而善美呢?她並不是因著姊姊這鮮明的悲慘而是個配角,本書的故事編寫是交叉著姐妹的視角輪流陳敘。善美從被姊姊保護的小女孩,長大變成對姊姊說話(甚至對任何人)總是一針見血地直白,似乎隨著年紀增長,姐妹就像綁著一條彈帶一般交換到不同的方向。秉持著不婚精神,過著漂泊自由(或說放縱)的日子,追隨著庸俗的3C產品,雖不似迷失自己,但似乎也不知道自己的方向,除了不婚。她有了自由,但卻也羨慕著姊姊有著對婚姻的嚮往。與其說善美是不想要家,倒不如說是害怕家,唯二在他心中佔有位置的之一就是高原,他處處貼心著善美,雖然因為曾經給出的承諾而使得被離開,但在善美夜半沒帶鑰匙鎖在門外仍然是將電話撥給了最信賴的人。另一個在善美心中佔有位置的就是離席的父親,而這個位置是不得不存在的,失職的父親除了從未盡責外,甚還曾在醉態迷迷糊糊的上了床,帶著胯下一包硬物,迷濛搓揉著善美的身體。

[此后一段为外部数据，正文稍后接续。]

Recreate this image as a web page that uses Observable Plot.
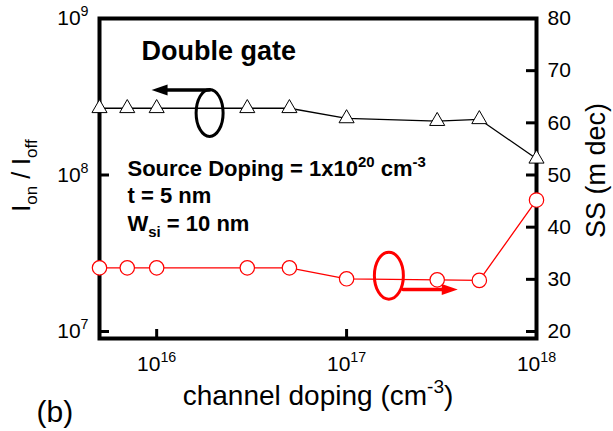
<!DOCTYPE html>
<html><head><meta charset="utf-8">
<script src="https://cdn.jsdelivr.net/npm/d3@7"></script>
<script src="https://cdn.jsdelivr.net/npm/@observablehq/plot@0.6"></script>
<style>
body{margin:0;background:#fff;}
#chart{position:relative;width:613px;height:431px;}
#chart svg{position:absolute;left:0;top:0;}
</style></head><body><div id="chart"></div>
<script>
// ---- data ----
const channelDoping = [5e15, 7e15, 1e16, 3e16, 5e16, 1e17, 3e17, 5e17, 1e18];
const onOffRatio = [2.67e8, 2.67e8, 2.67e8, 2.67e8, 2.67e8, 2.30e8, 2.21e8, 2.27e8, 1.27e8];
const subthresholdSwing = [32.2, 32.2, 32.2, 32.2, 32.2, 30.1, 29.9, 29.8, 45.2];
const xTicks = [1e16, 1e17, 1e18];
const leftTicks = [1e7, 1e8, 1e9];
const rightTicks = [20, 30, 40, 50, 60, 70, 80];
const titleText = "Double gate";
const noteLines = ["Source Doping = 1x10^{20} cm^{-3}", "t = 5 nm", "W_{si} = 10 nm"];
const leftLabel = "I_{on} / I_{off}";
const rightLabel = "SS (m dec)";
const xLabel = "channel doping (cm^{-3})";
const panelLabel = "(b)";

const rows = channelDoping.map((x, i) => ({x, ratio: onOffRatio[i], ss: subthresholdSwing[i]}));

// annotation anchors (data space)
const blackMark = {x: 1.9e16, y: 2.49e8, ax1: 1.9e16, ax2: 9.4e15, ay: 3.49e8};
const redMark = {x: 1.67e17, y: 30.7, ax1: 1.98e17, ax2: 3.85e17, ay: 28.05};

const W = 613, H = 431, mL = 99, mR = 77, mT = 18, mB = 93;
const FW = W - mL - mR, FH = H - mT - mB;
const font = "'Liberation Sans', Arial, Helvetica, sans-serif";
const red = "#ff0000";
const pow = d => `10^{${Math.round(Math.log10(d))}}`;

function ellipse(rx, ry) {
  const k = 0.5523;
  return {draw(c) {
    c.moveTo(rx, 0);
    c.bezierCurveTo(rx, ry * k, rx * k, ry, 0, ry);
    c.bezierCurveTo(-rx * k, ry, -rx, ry * k, -rx, 0);
    c.bezierCurveTo(-rx, -ry * k, -rx * k, -ry, 0, -ry);
    c.bezierCurveTo(rx * k, -ry, rx, -ry * k, rx, 0);
    c.closePath();
  }};
}
function head(dir, len, half) {
  return {draw(c) { c.moveTo(0, 0); c.lineTo(-dir * len, -half); c.lineTo(-dir * len, half); c.closePath(); }};
}

const xScale = {type: "log", domain: [5e15, 1e18]};
const common = {width: W, height: H, marginLeft: mL, marginRight: mR, marginTop: mT, marginBottom: mB,
  style: {fontFamily: font, fontSize: "21px", background: "transparent", overflow: "visible", color: "black"}};
const txt = {text: d => d, lineAnchor: "middle"};

const plot1 = Plot.plot({
  ...common,
  x: xScale,
  y: {type: "log", domain: [1e7, 1e9], range: [331, 18]},
  marks: [
    Plot.frame({stroke: "black", strokeWidth: 4}),
    Plot.tickY(leftTicks, {y: d => d, stroke: "black", strokeWidth: 3, insetRight: FW - 10}),
    Plot.tickX(xTicks, {x: d => d, stroke: "black", strokeWidth: 3, insetTop: FH - 9}),
    Plot.axisY(leftTicks, {tickSize: 0, tickPadding: 11, tickFormat: pow, fontSize: 21, label: null}),
    Plot.axisX(xTicks, {tickSize: 0, tickPadding: 18, tickFormat: pow, fontSize: 21, label: null}),
    Plot.line(rows, {x: "x", y: "ratio", stroke: "black", strokeWidth: 1.3}),
    Plot.dot(rows, {x: "x", y: "ratio", symbol: "triangle", r: 5.6, stroke: "black", fill: "white", strokeWidth: 1}),
    Plot.dot([blackMark], {x: "x", y: "y", symbol: ellipse(13.5, 23.5), fill: "none", stroke: "black", strokeWidth: 3}),
    Plot.arrow([blackMark], {x1: "ax1", y1: "ay", x2: "ax2", y2: "ay", stroke: "black", strokeWidth: 3.5, headLength: 0, insetEnd: 12}),
    Plot.dot([blackMark], {x: "ax2", y: "ay", symbol: head(-1, 16, 5.5), fill: "black", stroke: "none"}),
    Plot.text([titleText], {...txt, frameAnchor: "top-left", dx: 42, dy: 33, textAnchor: "start", fontSize: 27, fontWeight: "bold"}),
    Plot.text([noteLines[0]], {...txt, frameAnchor: "top-left", dx: 28, dy: 150, textAnchor: "start", fontSize: 22, fontWeight: "bold"}),
    Plot.text([noteLines[1]], {...txt, frameAnchor: "top-left", dx: 28, dy: 177, textAnchor: "start", fontSize: 22, fontWeight: "bold"}),
    Plot.text([noteLines[2]], {...txt, frameAnchor: "top-left", dx: 28, dy: 205, textAnchor: "start", fontSize: 22, fontWeight: "bold"}),
    Plot.text([leftLabel], {...txt, frameAnchor: "left", dx: -78, dy: -3, rotate: -90, textAnchor: "middle", fontSize: 25}),
    Plot.text([xLabel], {...txt, frameAnchor: "bottom", dx: 0, dy: 58, textAnchor: "middle", fontSize: 28}),
    Plot.text([panelLabel], {...txt, frameAnchor: "bottom-left", dx: -63, dy: 74, textAnchor: "start", fontSize: 30})
  ]
});

const plot2 = Plot.plot({
  ...common,
  x: {...xScale, axis: null},
  y: {domain: [20, 80], range: [331, 18]},
  marks: [
    Plot.tickY(rightTicks, {y: d => d, stroke: "black", strokeWidth: 3, insetLeft: FW - 10}),
    Plot.axisY(rightTicks, {anchor: "right", tickSize: 0, tickPadding: 11, fontSize: 21, label: null}),
    Plot.line(rows, {x: "x", y: "ss", stroke: red, strokeWidth: 1.3}),
    Plot.dot(rows, {x: "x", y: "ss", r: 7.2, stroke: red, fill: "white", strokeWidth: 1.2}),
    Plot.dot([redMark], {x: "x", y: "y", symbol: ellipse(14.5, 23.5), fill: "none", stroke: red, strokeWidth: 3}),
    Plot.arrow([redMark], {x1: "ax1", y1: "ay", x2: "ax2", y2: "ay", stroke: red, strokeWidth: 3.5, headLength: 0, insetEnd: 12}),
    Plot.dot([redMark], {x: "ax2", y: "ay", symbol: head(1, 16, 5.5), fill: red, stroke: "none"}),
    Plot.text([rightLabel], {...txt, frameAnchor: "right", dx: 60, dy: -8, rotate: -90, textAnchor: "middle", fontSize: 27})
  ]
});

const host = document.getElementById("chart");
host.append(plot1, plot2);

function rich(svg) {
  svg.querySelectorAll("text").forEach(t => {
    const s = t.textContent;
    if (!/[\^_]\{/.test(s)) return;
    const fs = parseFloat(getComputedStyle(t).fontSize);
    while (t.firstChild) t.removeChild(t.firstChild);
    const re = /([\^_])\{([^}]*)\}|([^\^_]+)/g;
    let m;
    while ((m = re.exec(s))) {
      const ts = document.createElementNS("http://www.w3.org/2000/svg", "tspan");
      if (m[1]) {
        ts.textContent = m[2];
        ts.setAttribute("font-size", `${0.68 * fs}px`);
        ts.setAttribute("baseline-shift", m[1] === "^" ? `${0.42 * fs}px` : `${-0.28 * fs}px`);
      } else ts.textContent = m[3];
      t.appendChild(ts);
    }
  });
}
rich(plot1); rich(plot2);
</script></body></html>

同樣的缺口造成兩個人生不同的撕裂,宛真想愛人,愛著卻是家的想像,善美不敢愛人,更是對於家庭的想像避之唯恐不及。宛真的故事很似傳統即存至今仍在的對女人的壓迫,女人不因身為女人而具有價值,而是在是妻子、媳婦、母親等而間接的從各自的關係對象中充值。無論何者,女人都成為依附性、從屬性的,而無從因女人身為女人而被尊重。而善美看似自由的生活,其實就像籠罩在惶恐的氛圍中面對著自身情感與人際,彷彿茶杯中有砒霜般遲遲不敢服下。宛真與善美,合起來就是宛真善美,但既為宛,則僅為彷彿,而非確實如此。
離婚之後的宛真,多年人工受孕卻偏偏在這時成功,諷刺至極,生或不生都可能是種傷害。然而,始終陪伴著的妹妹善美,一起回了卓蘭老家。其實他們的母親與祖母也是一樣的孤單,生命中都失去了男人,無論是什麼情況。確實,社會中難免會有這樣的圖像,例如家,軟性強制所有人去遵仿,而失敗的人或許會想要死命地抱殘守缺,有些人則輕蔑,但對於宛真善美來說,縱然缺口造成了他們各自的裂縫,終究在他們彼此之間產生了交叉,而形成了Y字型的合流,進而互相地填補了彼此生命中的殘缺。